• [Objective] In the lines below, output everything from the first line through the line containing "fig = plt.figure(figsize=(W" exactly as it is. Pictures are not part of the output.

• [Data]
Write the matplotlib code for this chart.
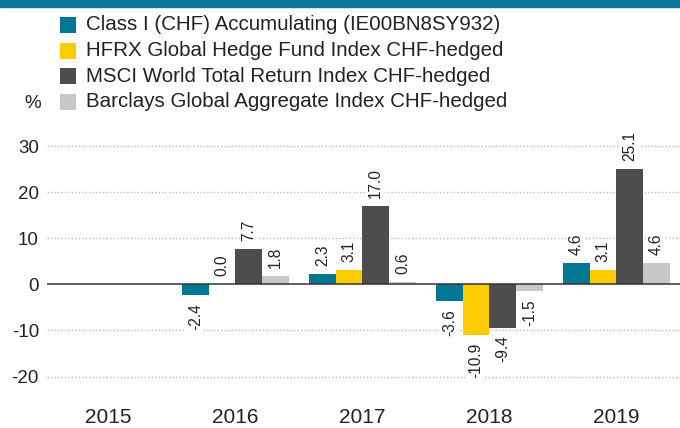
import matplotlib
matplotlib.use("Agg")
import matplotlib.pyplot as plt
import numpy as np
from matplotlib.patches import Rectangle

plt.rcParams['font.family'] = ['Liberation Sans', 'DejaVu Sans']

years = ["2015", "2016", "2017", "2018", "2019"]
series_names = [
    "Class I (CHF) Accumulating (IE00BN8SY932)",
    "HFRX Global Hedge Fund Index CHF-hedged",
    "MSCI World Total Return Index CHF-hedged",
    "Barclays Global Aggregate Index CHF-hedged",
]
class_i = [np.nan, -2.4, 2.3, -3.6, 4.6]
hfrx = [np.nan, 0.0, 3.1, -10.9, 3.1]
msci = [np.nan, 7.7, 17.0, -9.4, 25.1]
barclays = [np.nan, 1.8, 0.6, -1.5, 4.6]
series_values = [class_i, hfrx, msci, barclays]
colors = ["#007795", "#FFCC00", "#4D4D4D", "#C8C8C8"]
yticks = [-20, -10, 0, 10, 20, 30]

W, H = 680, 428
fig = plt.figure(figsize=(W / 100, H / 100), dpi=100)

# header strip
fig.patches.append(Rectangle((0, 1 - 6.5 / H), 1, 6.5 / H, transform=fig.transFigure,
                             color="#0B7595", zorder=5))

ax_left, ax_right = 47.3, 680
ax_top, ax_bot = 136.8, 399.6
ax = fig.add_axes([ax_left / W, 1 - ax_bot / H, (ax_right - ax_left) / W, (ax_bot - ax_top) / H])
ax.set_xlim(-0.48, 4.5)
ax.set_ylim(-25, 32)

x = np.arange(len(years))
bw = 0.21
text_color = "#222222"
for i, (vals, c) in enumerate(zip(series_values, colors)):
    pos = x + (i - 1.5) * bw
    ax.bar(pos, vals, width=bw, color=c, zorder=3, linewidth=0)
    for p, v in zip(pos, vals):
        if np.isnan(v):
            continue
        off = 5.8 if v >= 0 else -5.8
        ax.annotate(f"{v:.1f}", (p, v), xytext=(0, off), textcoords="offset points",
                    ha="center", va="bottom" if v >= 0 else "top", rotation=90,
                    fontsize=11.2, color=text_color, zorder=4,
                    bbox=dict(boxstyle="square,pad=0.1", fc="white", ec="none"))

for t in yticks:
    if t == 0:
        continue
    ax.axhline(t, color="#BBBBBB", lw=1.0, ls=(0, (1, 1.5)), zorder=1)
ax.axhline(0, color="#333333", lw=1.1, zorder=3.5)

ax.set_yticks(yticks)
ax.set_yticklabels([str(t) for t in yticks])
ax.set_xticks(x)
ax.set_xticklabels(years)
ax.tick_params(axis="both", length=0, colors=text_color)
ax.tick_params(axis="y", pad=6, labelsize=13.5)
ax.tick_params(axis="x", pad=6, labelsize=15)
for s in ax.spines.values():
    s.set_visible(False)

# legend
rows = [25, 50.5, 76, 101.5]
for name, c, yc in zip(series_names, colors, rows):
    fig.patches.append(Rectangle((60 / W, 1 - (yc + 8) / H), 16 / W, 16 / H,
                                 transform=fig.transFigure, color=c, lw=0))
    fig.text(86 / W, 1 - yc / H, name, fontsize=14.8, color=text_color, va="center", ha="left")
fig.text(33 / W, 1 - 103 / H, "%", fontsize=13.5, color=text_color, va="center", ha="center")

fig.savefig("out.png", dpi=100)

• [Reply to the task]
Write the matplotlib code for this chart.
import matplotlib
matplotlib.use("Agg")
import matplotlib.pyplot as plt
import numpy as np
from matplotlib.patches import Rectangle

plt.rcParams['font.family'] = ['Liberation Sans', 'DejaVu Sans']

years = ["2015", "2016", "2017", "2018", "2019"]
series_names = [
    "Class I (CHF) Accumulating (IE00BN8SY932)",
    "HFRX Global Hedge Fund Index CHF-hedged",
    "MSCI World Total Return Index CHF-hedged",
    "Barclays Global Aggregate Index CHF-hedged",
]
class_i = [np.nan, -2.4, 2.3, -3.6, 4.6]
hfrx = [np.nan, 0.0, 3.1, -10.9, 3.1]
msci = [np.nan, 7.7, 17.0, -9.4, 25.1]
barclays = [np.nan, 1.8, 0.6, -1.5, 4.6]
series_values = [class_i, hfrx, msci, barclays]
colors = ["#007795", "#FFCC00", "#4D4D4D", "#C8C8C8"]
yticks = [-20, -10, 0, 10, 20, 30]

W, H = 680, 428
fig = plt.figure(figsize=(W / 100, H / 100), dpi=100)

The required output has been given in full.